DATA BLOCK:
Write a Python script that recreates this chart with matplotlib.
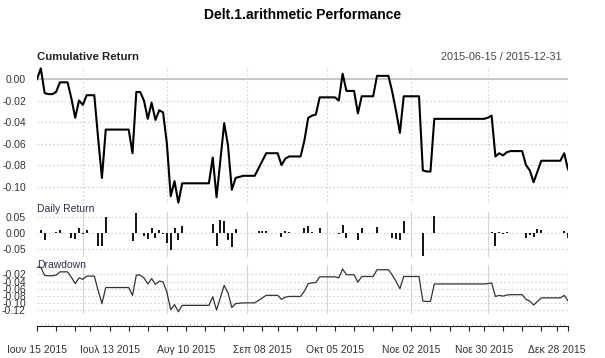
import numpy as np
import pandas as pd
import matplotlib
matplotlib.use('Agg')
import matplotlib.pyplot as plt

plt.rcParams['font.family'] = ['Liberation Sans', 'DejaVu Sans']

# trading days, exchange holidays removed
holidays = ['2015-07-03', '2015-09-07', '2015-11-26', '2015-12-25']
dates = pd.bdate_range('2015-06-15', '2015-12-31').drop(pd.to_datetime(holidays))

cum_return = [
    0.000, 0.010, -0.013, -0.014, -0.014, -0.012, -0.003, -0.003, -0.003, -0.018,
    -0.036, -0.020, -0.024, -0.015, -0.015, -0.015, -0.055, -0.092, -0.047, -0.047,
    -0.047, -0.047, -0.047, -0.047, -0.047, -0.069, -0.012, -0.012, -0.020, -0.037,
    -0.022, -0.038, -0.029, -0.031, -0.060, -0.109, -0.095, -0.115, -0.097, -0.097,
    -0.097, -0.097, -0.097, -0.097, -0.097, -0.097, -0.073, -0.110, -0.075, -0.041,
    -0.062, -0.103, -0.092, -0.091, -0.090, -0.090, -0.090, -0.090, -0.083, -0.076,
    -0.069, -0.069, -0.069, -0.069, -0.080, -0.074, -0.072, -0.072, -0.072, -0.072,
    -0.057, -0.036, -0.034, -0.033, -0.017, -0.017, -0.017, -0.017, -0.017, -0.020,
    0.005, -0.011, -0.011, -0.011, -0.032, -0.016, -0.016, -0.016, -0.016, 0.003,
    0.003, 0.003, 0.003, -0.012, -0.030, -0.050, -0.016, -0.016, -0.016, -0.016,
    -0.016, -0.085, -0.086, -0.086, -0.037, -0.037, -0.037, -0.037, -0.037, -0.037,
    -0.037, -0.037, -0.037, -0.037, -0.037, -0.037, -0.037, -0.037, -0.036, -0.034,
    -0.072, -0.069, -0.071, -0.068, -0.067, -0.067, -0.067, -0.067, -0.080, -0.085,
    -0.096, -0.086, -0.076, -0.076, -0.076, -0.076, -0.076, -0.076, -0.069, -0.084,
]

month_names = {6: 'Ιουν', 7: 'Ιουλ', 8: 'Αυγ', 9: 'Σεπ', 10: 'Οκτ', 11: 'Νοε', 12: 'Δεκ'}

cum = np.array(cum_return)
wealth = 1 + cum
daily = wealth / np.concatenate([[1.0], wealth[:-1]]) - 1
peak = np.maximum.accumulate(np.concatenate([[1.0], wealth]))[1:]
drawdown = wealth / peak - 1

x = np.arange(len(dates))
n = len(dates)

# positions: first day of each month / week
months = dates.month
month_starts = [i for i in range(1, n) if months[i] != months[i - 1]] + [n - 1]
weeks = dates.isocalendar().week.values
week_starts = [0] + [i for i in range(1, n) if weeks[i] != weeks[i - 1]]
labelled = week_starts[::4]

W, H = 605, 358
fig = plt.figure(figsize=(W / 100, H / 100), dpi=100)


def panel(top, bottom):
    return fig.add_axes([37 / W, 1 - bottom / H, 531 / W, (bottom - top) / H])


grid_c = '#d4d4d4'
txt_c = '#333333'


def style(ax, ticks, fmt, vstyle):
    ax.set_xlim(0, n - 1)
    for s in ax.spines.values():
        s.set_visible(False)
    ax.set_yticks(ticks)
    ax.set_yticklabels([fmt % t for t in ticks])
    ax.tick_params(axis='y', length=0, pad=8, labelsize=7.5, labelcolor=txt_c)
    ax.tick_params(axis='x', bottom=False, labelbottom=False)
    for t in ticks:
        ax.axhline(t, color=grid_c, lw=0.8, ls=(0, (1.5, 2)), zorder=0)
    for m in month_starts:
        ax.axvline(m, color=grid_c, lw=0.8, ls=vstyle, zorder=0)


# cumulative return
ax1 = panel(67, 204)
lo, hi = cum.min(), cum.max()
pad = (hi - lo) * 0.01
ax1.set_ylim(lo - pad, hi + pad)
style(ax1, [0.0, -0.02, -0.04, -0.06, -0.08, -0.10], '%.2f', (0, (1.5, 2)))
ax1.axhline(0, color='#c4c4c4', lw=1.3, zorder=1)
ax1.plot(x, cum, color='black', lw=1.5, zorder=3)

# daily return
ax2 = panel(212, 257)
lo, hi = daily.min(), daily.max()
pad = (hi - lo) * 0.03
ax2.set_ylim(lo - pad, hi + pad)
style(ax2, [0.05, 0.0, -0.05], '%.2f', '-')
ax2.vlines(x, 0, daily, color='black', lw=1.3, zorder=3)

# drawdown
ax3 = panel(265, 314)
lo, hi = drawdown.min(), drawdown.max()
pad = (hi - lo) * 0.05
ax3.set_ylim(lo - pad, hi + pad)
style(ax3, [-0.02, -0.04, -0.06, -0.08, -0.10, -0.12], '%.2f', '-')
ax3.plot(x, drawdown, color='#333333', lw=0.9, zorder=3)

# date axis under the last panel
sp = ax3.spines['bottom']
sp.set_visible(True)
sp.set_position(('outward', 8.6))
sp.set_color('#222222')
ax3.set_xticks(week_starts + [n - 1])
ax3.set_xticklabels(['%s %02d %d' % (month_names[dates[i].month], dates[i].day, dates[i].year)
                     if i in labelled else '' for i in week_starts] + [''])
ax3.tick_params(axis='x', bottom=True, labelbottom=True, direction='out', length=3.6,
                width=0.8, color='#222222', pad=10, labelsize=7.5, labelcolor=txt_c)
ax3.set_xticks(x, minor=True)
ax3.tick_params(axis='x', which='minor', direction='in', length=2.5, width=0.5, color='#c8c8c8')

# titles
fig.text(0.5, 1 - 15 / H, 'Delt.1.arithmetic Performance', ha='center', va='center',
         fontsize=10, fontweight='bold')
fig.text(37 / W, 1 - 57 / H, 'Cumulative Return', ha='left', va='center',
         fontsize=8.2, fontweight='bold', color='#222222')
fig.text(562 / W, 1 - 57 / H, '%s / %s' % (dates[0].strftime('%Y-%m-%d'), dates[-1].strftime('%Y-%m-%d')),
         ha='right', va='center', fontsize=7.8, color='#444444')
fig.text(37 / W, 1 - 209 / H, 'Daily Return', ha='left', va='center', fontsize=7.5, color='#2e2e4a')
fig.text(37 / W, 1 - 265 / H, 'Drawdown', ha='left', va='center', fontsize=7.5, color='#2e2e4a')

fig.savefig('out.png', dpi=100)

EXERCISE TASK:
Restate, line by line and word for word, everything from the top of the material through the line that contains "n = len(dates)". Leave pictures out.

FINISHED EXERCISE:
Write a Python script that recreates this chart with matplotlib.
import numpy as np
import pandas as pd
import matplotlib
matplotlib.use('Agg')
import matplotlib.pyplot as plt

plt.rcParams['font.family'] = ['Liberation Sans', 'DejaVu Sans']

# trading days, exchange holidays removed
holidays = ['2015-07-03', '2015-09-07', '2015-11-26', '2015-12-25']
dates = pd.bdate_range('2015-06-15', '2015-12-31').drop(pd.to_datetime(holidays))

cum_return = [
    0.000, 0.010, -0.013, -0.014, -0.014, -0.012, -0.003, -0.003, -0.003, -0.018,
    -0.036, -0.020, -0.024, -0.015, -0.015, -0.015, -0.055, -0.092, -0.047, -0.047,
    -0.047, -0.047, -0.047, -0.047, -0.047, -0.069, -0.012, -0.012, -0.020, -0.037,
    -0.022, -0.038, -0.029, -0.031, -0.060, -0.109, -0.095, -0.115, -0.097, -0.097,
    -0.097, -0.097, -0.097, -0.097, -0.097, -0.097, -0.073, -0.110, -0.075, -0.041,
    -0.062, -0.103, -0.092, -0.091, -0.090, -0.090, -0.090, -0.090, -0.083, -0.076,
    -0.069, -0.069, -0.069, -0.069, -0.080, -0.074, -0.072, -0.072, -0.072, -0.072,
    -0.057, -0.036, -0.034, -0.033, -0.017, -0.017, -0.017, -0.017, -0.017, -0.020,
    0.005, -0.011, -0.011, -0.011, -0.032, -0.016, -0.016, -0.016, -0.016, 0.003,
    0.003, 0.003, 0.003, -0.012, -0.030, -0.050, -0.016, -0.016, -0.016, -0.016,
    -0.016, -0.085, -0.086, -0.086, -0.037, -0.037, -0.037, -0.037, -0.037, -0.037,
    -0.037, -0.037, -0.037, -0.037, -0.037, -0.037, -0.037, -0.037, -0.036, -0.034,
    -0.072, -0.069, -0.071, -0.068, -0.067, -0.067, -0.067, -0.067, -0.080, -0.085,
    -0.096, -0.086, -0.076, -0.076, -0.076, -0.076, -0.076, -0.076, -0.069, -0.084,
]

month_names = {6: 'Ιουν', 7: 'Ιουλ', 8: 'Αυγ', 9: 'Σεπ', 10: 'Οκτ', 11: 'Νοε', 12: 'Δεκ'}

cum = np.array(cum_return)
wealth = 1 + cum
daily = wealth / np.concatenate([[1.0], wealth[:-1]]) - 1
peak = np.maximum.accumulate(np.concatenate([[1.0], wealth]))[1:]
drawdown = wealth / peak - 1

x = np.arange(len(dates))
n = len(dates)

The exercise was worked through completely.